Collinsville High School Head Football Coach Colton Rhodes said he heard about the tragedy shortly after it happened Saturday. Grigsby was swimming in the Meramec River in Franklin County on Saturday.
According to the Missouri State Highway Patrol’s report, Grigsby got in the water, “the depth of the water became too deep,” he went under and never came back up.
“The number of drownings overall has seemed to kind of increase; we don’t really have a reason for it,” Missouri State Highway Patrol Cpl. Dallas Thompson said. “I think a lot of the reasons for the drownings that we see, especially recently, is just that people are overestimating their swimming ability.”
“He’s just outgoing, he’s the type of guy who is always talking,” Rhodes said. “He is always probably the loudest kid at practice but he’s always giving everybody the laughs.”
Rhodes was Grigsby’s PE teacher throughout middle school as well. He just saw him on Thursday for practice and has a memory that is going to last in Rhodes mind forever.
“All I could think about was Horace and his family and then immediately after that, I was like what about the rest of the kids?” Rhodes said.

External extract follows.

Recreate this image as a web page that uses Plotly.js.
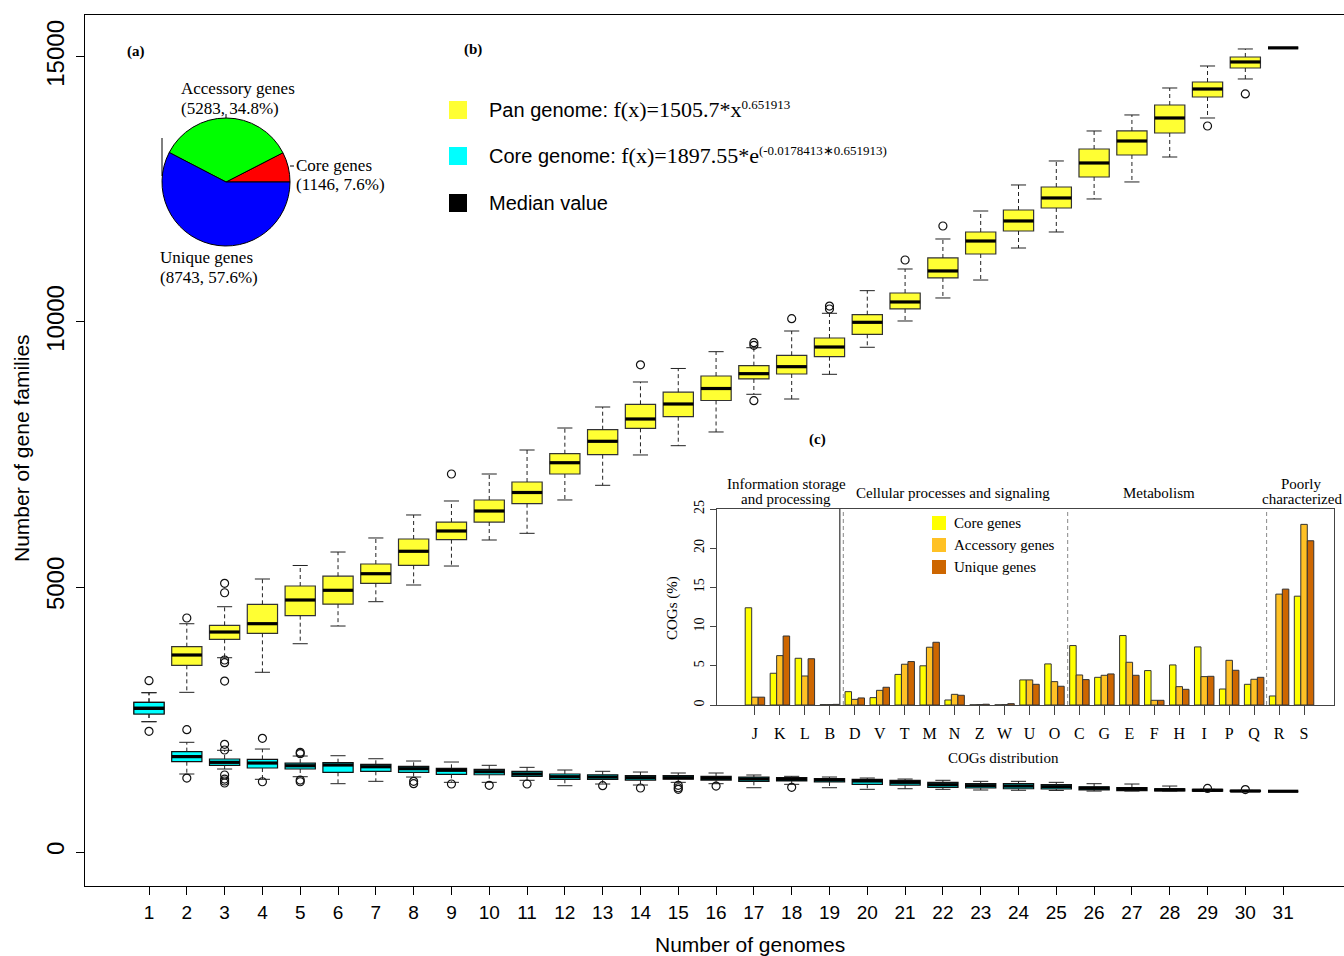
<!DOCTYPE html>
<html><head><meta charset="utf-8">
<script src="https://cdn.plot.ly/plotly-3.0.1.min.js"></script>
<style>html,body{margin:0;padding:0;background:#fff}#chart{width:1344px;height:956px}</style>
</head><body><div id="chart"></div>
<script>
// ---------------- data ----------------
const genomes = [1,2,3,4,5,6,7,8,9,10,11,12,13,14,15,16,17,18,19,20,21,22,23,24,25,26,27,28,29,30,31];

const panLow    = [2459,3013,3666,3391,3930,4264,4723,5038,5396,5887,6013,6642,6919,7491,7666,7925,8636,8547,9013,9523,10019,10453,10792,11396,11698,12321,12642,13113,13849,14585,15172];
const panQ1     = [2604,3522,4013,4126,4459,4676,5070,5409,5893,6226,6572,7132,7496,7994,8213,8519,8925,9019,9345,9768,10246,10831,11283,11717,12151,12736,13151,13566,14245,14792,15172];
const panMedian = [2711,3717,4151,4308,4755,4938,5251,5674,6057,6434,6783,7345,7749,8170,8453,8745,9025,9157,9528,9994,10378,10963,11528,11906,12340,13000,13415,13849,14396,14906,15172];
const panQ3     = [2825,3874,4277,4674,5019,5204,5434,5906,6226,6642,6981,7515,7968,8447,8676,8981,9176,9372,9698,10138,10547,11208,11698,12113,12547,13264,13604,14094,14528,15000,15172];
const panHigh   = [3006,4307,4628,5151,5406,5660,5925,6359,6623,7132,7585,8000,8396,8868,9123,9440,9515,9830,10164,10591,11000,11566,12094,12585,13038,13604,13906,14415,14830,15151,15172];
const panOutlierX = [2,3,3,3,3,3,9,14,17,17,17,18,19,19,21,22,29,30];
const panOutlierY = [4415,5070,4892,3623,3572,3226,7132,9192,9610,9560,8515,10062,10300,10245,11170,11811,13698,14302];

const coreLow    = [2459,1472,1566,1372,1421,1289,1334,1415,1315,1315,1353,1251,1283,1264,1315,1289,1213,1277,1213,1183,1194,1183,1170,1165,1162,1150,1150,1150,1150,1146,1146];
const coreQ1     = [2604,1704,1636,1585,1566,1504,1523,1504,1466,1458,1428,1372,1372,1358,1377,1358,1334,1340,1321,1277,1264,1221,1208,1194,1189,1172,1160,1155,1150,1146,1146];
const coreMedian = [2711,1800,1692,1679,1628,1642,1609,1572,1542,1515,1472,1421,1415,1402,1402,1391,1377,1372,1358,1340,1315,1270,1251,1245,1232,1205,1192,1175,1165,1150,1146];
const coreQ3     = [2825,1894,1755,1749,1679,1685,1655,1617,1579,1560,1523,1472,1458,1440,1440,1428,1415,1402,1383,1372,1353,1315,1289,1289,1270,1230,1215,1192,1183,1162,1146];
const coreHigh   = [3006,2070,1919,1943,1811,1817,1760,1717,1698,1636,1598,1547,1523,1509,1491,1491,1453,1428,1415,1396,1377,1353,1334,1334,1315,1289,1283,1245,1183,1162,1146];
const coreOutlierX = [1,1,2,2,3,3,3,3,3,3,4,4,5,5,5,5,8,8,9,10,11,13,14,15,15,15,16,18,29,30];
const coreOutlierY = [3232,2277,2308,1396,2032,1925,1453,1377,1340,1302,2145,1326,1881,1855,1358,1326,1334,1289,1283,1258,1283,1251,1208,1258,1213,1183,1245,1221,1200,1178];

const pieLabels = ['Core genes','Accessory genes','Unique genes'];
const pieValues = [1146, 5283, 8743];
const piePercents = ['7.6%','34.8%','57.6%'];

const cogCategories = ['J','K','L','B','D','V','T','M','N','Z','W','U','O','C','G','E','F','H','I','P','Q','R','S'];
const cogCore      = [12.4,4.05,5.96,0.05,1.7,0.94,3.9,5.0,0.64,0.02,0.02,3.2,5.24,7.58,3.53,8.86,4.39,5.11,7.41,2.04,2.64,1.15,13.88];
const cogAccessory = [1.0,6.3,3.7,0.05,0.72,1.87,5.2,7.37,1.36,0.05,0.05,3.2,2.98,3.83,3.79,5.45,0.6,2.34,3.62,5.7,3.28,14.14,23.04];
const cogUnique    = [1.0,8.8,5.9,0.08,0.9,2.26,5.54,8.0,1.24,0.1,0.17,2.64,2.39,3.24,3.96,3.79,0.6,2.0,3.66,4.43,3.53,14.78,20.95];
const cogGroupNames = ['Information storage|and processing','Cellular processes and signaling','Metabolism','Poorly|characterized'];
const cogGroupFirst = ['J','D','C','R'];
const cogGroupLast  = ['B','O','Q','S'];

const mainYTicks = [0, 5000, 10000, 15000];
const cogYTicks = [0, 5, 10, 15, 20, 25];

// ---------------- helpers ----------------
const W = 1344, H = 956, ML = 85, MT = 15, MR = 0, MB = 70;
const PW = W - ML - MR, PH = H - MT - MB;
const px = x => (x - ML) / PW;
const py = y => (H - MB - y) / PH;
const SANS = 'Liberation Sans, Arial, sans-serif';
const SERIF = 'Liberation Serif, Times New Roman, serif';

function segments(xs, ya, yb, dxa, dxb) {
  const X = [], Y = [];
  xs.forEach((g, i) => { X.push(g + dxa, g + dxb, null); Y.push(ya[i], yb[i], null); });
  return {X, Y};
}

function boxSet(q1, med, q3, lo, hi, fill, edge) {
  const traces = [];
  const wU = segments(genomes, q3, hi, 0, 0);
  const wL = segments(genomes, q1, lo, 0, 0);
  traces.push({type:'scatter', mode:'lines', x:wU.X.concat(wL.X), y:wU.Y.concat(wL.Y),
    line:{color:'#222', width:1, dash:'4px,3px'}, hoverinfo:'skip', showlegend:false});
  const cU = segments(genomes, hi, hi, -0.2, 0.2);
  const cL = segments(genomes, lo, lo, -0.2, 0.2);
  traces.push({type:'scatter', mode:'lines', x:cU.X.concat(cL.X), y:cU.Y.concat(cL.Y),
    line:{color:'#222', width:1}, hoverinfo:'skip', showlegend:false});
  traces.push({type:'box', orientation:'v', x:genomes, q1:q1, median:med, q3:q3,
    lowerfence:q1, upperfence:q3, width:0.8, whiskerwidth:0, boxpoints:false,
    fillcolor:fill, line:{color:edge, width:1.2}, hoverinfo:'skip', showlegend:false});
  const m = segments(genomes, med, med, -0.4, 0.4);
  traces.push({type:'scatter', mode:'lines', x:m.X, y:m.Y, line:{color:'#000', width:3.2},
    hoverinfo:'skip', showlegend:false});
  return traces;
}

const traces = [];
boxSet(panQ1, panMedian, panQ3, panLow, panHigh, '#FFFF33', '#333').forEach(t => traces.push(t));
boxSet(coreQ1, coreMedian, coreQ3, coreLow, coreHigh, '#00FFFF', '#111').forEach(t => traces.push(t));
traces.push({type:'scatter', mode:'markers', x:panOutlierX.concat(coreOutlierX), y:panOutlierY.concat(coreOutlierY),
  marker:{symbol:'circle-open', size:8, color:'#111', line:{width:1.2}}, hoverinfo:'skip', showlegend:false});

const pieTotal = pieValues.reduce((a, b) => a + b, 0);
traces.push({type:'pie', values:pieValues, labels:pieLabels, sort:false, direction:'counterclockwise',
  rotation: 90 - 360 * pieValues[0] / pieTotal,
  marker:{colors:['#FF0000','#00FF00','#0000FF'], line:{color:'#000', width:1}},
  textinfo:'none', hoverinfo:'skip', showlegend:false,
  domain:{x:[px(162), px(290)], y:[py(246), py(118)]}});

const cogColors = ['#FFFF00', '#FFC125', '#CD6600'];
[['Core genes', cogCore], ['Accessory genes', cogAccessory], ['Unique genes', cogUnique]].forEach((s, i) => {
  traces.push({type:'bar', x:cogCategories, y:s[1], name:s[0], xaxis:'x2', yaxis:'y2',
    marker:{color:cogColors[i], line:{color:'#333', width:1}}, hoverinfo:'skip', showlegend:false});
});

// ---------------- layout ----------------
const ann = [];
const shapes = [];
function txt(x, y, text, size, family, opts) {
  ann.push(Object.assign({xref:'paper', yref:'paper', x:px(x), y:py(y), text:text, showarrow:false,
    font:{size:size, family:family, color:'#000'}, xanchor:'center', yanchor:'middle'}, opts || {}));
}
txt(136, 52, '<b>(a)</b>', 15, SERIF);
txt(473, 49, '<b>(b)</b>', 15, SERIF);
txt(818, 440, '<b>(c)</b>', 15, SERIF);

// pie labels
txt(179, 88, pieLabels[1], 17, SERIF, {xanchor:'left'});
txt(179, 108, '(' + pieValues[1] + ', ' + piePercents[1] + ')', 17, SERIF, {xanchor:'left'});
txt(294, 165, pieLabels[0], 17, SERIF, {xanchor:'left'});
txt(294, 185, '(' + pieValues[0] + ', ' + piePercents[0] + ')', 17, SERIF, {xanchor:'left'});
txt(158, 257, pieLabels[2], 17, SERIF, {xanchor:'left'});
txt(158, 277, '(' + pieValues[2] + ', ' + piePercents[2] + ')', 17, SERIF, {xanchor:'left'});
// small label leader lines of the pie
shapes.push({type:'line', xref:'paper', yref:'paper', x0:px(226), x1:px(226), y0:py(118), y1:py(114), line:{color:'#000', width:1}});
shapes.push({type:'line', xref:'paper', yref:'paper', x0:px(290), x1:px(294), y0:py(166), y1:py(166), line:{color:'#000', width:1}});
shapes.push({type:'line', xref:'paper', yref:'paper', x0:px(162), x1:px(162), y0:py(176), y1:py(138), line:{color:'#000', width:1}});

// main legend
function sq(x0, y0, x1, y1, color) {
  shapes.push({type:'rect', xref:'paper', yref:'paper', x0:px(x0), x1:px(x1), y0:py(y1), y1:py(y0),
    fillcolor:color, line:{width:0}});
}
sq(449, 101, 467, 119, '#FFFF33');
sq(449, 147, 467, 165, '#00FFFF');
sq(449, 194, 467, 212, '#000000');
const serifSpan = t => '<span style="font-family:Liberation Serif;font-size:22px">' + t + '</span>';
const supSpan = t => '<sup><span style="font-family:Liberation Serif;font-size:13px">' + t + '</span></sup>';
txt(487, 110, 'Pan genome: ' + serifSpan('f(x)=1505.7*x') + supSpan('0.651913'), 20, SANS, {xanchor:'left'});
txt(487, 156, 'Core genome: ' + serifSpan('f(x)=1897.55*e') + supSpan('(-0.0178413\u22170.651913)'), 20, SANS, {xanchor:'left'});
txt(487, 203, 'Median value', 20, SANS, {xanchor:'left'});

// main axis titles
txt(21, 448, 'Number of gene families', 21, SANS, {textangle:-90});
txt(750, 944, 'Number of genomes', 21, SANS);

// inset: group separators and headers
const idx = c => cogCategories.indexOf(c);
shapes.push({type:'line', xref:'x2', yref:'y2', x0:idx('D') - 0.6, x1:idx('D') - 0.6, y0:0, y1:25,
  line:{color:'#444', width:1.3}});
[idx('D') - 0.46, idx('C') - 0.47, idx('R') - 0.5].forEach(v => {
  shapes.push({type:'line', xref:'x2', yref:'y2', x0:v, x1:v, y0:0, y1:25,
    line:{color:'#888', width:1, dash:'4px,3px'}});
});
const headerShift = [-0.25, -0.05, -0.3, 0.4];
cogGroupNames.forEach((name, i) => {
  const center = (idx(cogGroupFirst[i]) + idx(cogGroupLast[i])) / 2 + headerShift[i];
  const lines = name.split('|');
  const ys = lines.length === 2 ? [484, 499] : [493];
  lines.forEach((ln, k) => {
    ann.push({xref:'x2', yref:'paper', x:center, y:py(ys[k]), text:ln,
      showarrow:false, font:{size:15, family:SERIF, color:'#000'}, xanchor:'center', yanchor:'middle'});
  });
});
// inset legend
const legNames = ['Core genes','Accessory genes','Unique genes'];
[523, 545, 567].forEach((yc, i) => {
  sq(932, yc - 7, 946, yc + 7, cogColors[i]);
  txt(952, yc, legNames[i], 15, SERIF, {xanchor:'left'});
});
txt(672, 608, 'COGs (%)', 15, SERIF, {textangle:-90});
txt(1003, 758, 'COGs distribution', 15, SERIF);

const layout = {
  width: W, height: H,
  margin:{l:ML, r:MR, t:MT, b:MB, pad:0},
  paper_bgcolor:'#fff', plot_bgcolor:'#fff',
  font:{family:SANS, color:'#000'},
  showlegend:false,
  barmode:'group', bargap:0.22, bargroupgap:0,
  xaxis:{domain:[0,1], range:[-0.693, 32.61], tickvals:genomes, ticks:'outside', ticklen:8,
    tickcolor:'#000', showline:true, linecolor:'#000', linewidth:1, mirror:true,
    showgrid:false, zeroline:false, tickfont:{family:SANS, size:19}, ticklabelstandoff:1},
  yaxis:{domain:[0,1], range:[-641, 15792], tickvals:mainYTicks, ticktext:mainYTicks.map(String),
    ticks:'outside', ticklen:8,
    tickcolor:'#000', showline:true, linecolor:'#000', linewidth:1, showgrid:false, zeroline:false,
    tickangle:-90, tickfont:{family:SANS, size:24}, ticklabelstandoff:2},
  xaxis2:{domain:[px(717), px(1334)], anchor:'y2', type:'category', range:[-1.52, 23.2],
    ticks:'outside', ticklen:9, tickcolor:'#444', showline:true, linecolor:'#444', mirror:true,
    showgrid:false, zeroline:false, tickfont:{family:SERIF, size:16}, ticklabelstandoff:5},
  yaxis2:{domain:[py(705), py(509)], anchor:'x2', range:[0, 25], tickvals:cogYTicks,
    ticktext:cogYTicks.map(String),
    ticks:'outside', ticklen:6, tickcolor:'#444', showline:true, linecolor:'#444', mirror:true,
    showgrid:false, zeroline:false, tickangle:-90, tickfont:{family:SERIF, size:14}},
  annotations: ann,
  shapes: shapes
};

Plotly.newPlot('chart', traces, layout, {staticPlot:true, displayModeBar:false});
</script>
</body></html>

Collinsville Community Unit School District #10 Superintendent Mark Slertich released the following statement:
“On behalf of Collinsville Community School District #10, I am profoundly saddened by the loss of Horace Grigsby, a student at Collinsville High School. Our deepest sympathy goes out to Horace’s family and friends during this difficult time. The district’s Help and Response Team (H.A.R.T.) of specially trained staff has prepared a letter to CHS families which includes resources to support their children through the grieving process. Due to it being summer break, we wanted to provide factual information and links to help our students through the upcoming days and weeks should they have difficulties with this news. Our thoughts and continued prayers are with the family.”
Thompson with MSHP said troopers seem to be responding to more drownings in rivers and large creeks than usual and it is tough on troopers.
“Once we hear of an individual going underneath the water and not resurfacing you pretty much get in the mindset that we’re here for a recovery effort, we’re not here o rescue anybody, we’re here to search and recover somebody and that’s rough on our troopers,” Thompson said.
“Knowing they don’t have a chance of helping somebody, they don’t have a chance of rescuing somebody but they are just going to go out and recover a body and then have to deliver the notification to their families.”
Cpl. Dallas Thompson said when you go out, always have safety in mind and keep your lifejacket on because incidents can happen quickly in the water and you might not have time to grab the lifejacket.
Red Cross Regional Communications Director Sharon Watson said it’s important to take water safety important. The Red Cross offers free water safety courses.
“Swimming dangers are really there for anyone even if you’re an experienced swimmer,” she said. “The dangers around water especially in areas it’s very important to be careful about jumping or diving in areas you’re not familiar with.”
Injury Prevention Nurse Coordinator at SSM Health Cardinal Glennon Children’s Hospital Lori Winkler said it is important to make sure you have a lifejacket that is Coast Guard approved.
“It can only take 20 to 60 seconds to pull you under and for a child to drown,” Winkler said.
There’s a candlelight celebration of life set for Grigsby Thursday night beginning at 8:30 p.m. at Raider’s Field – Collinsville Sports Complex.
“My heart just bleeds for his family and his friends,” Winkler said.
A Meal Train donation page has been established for Grigsby’s family.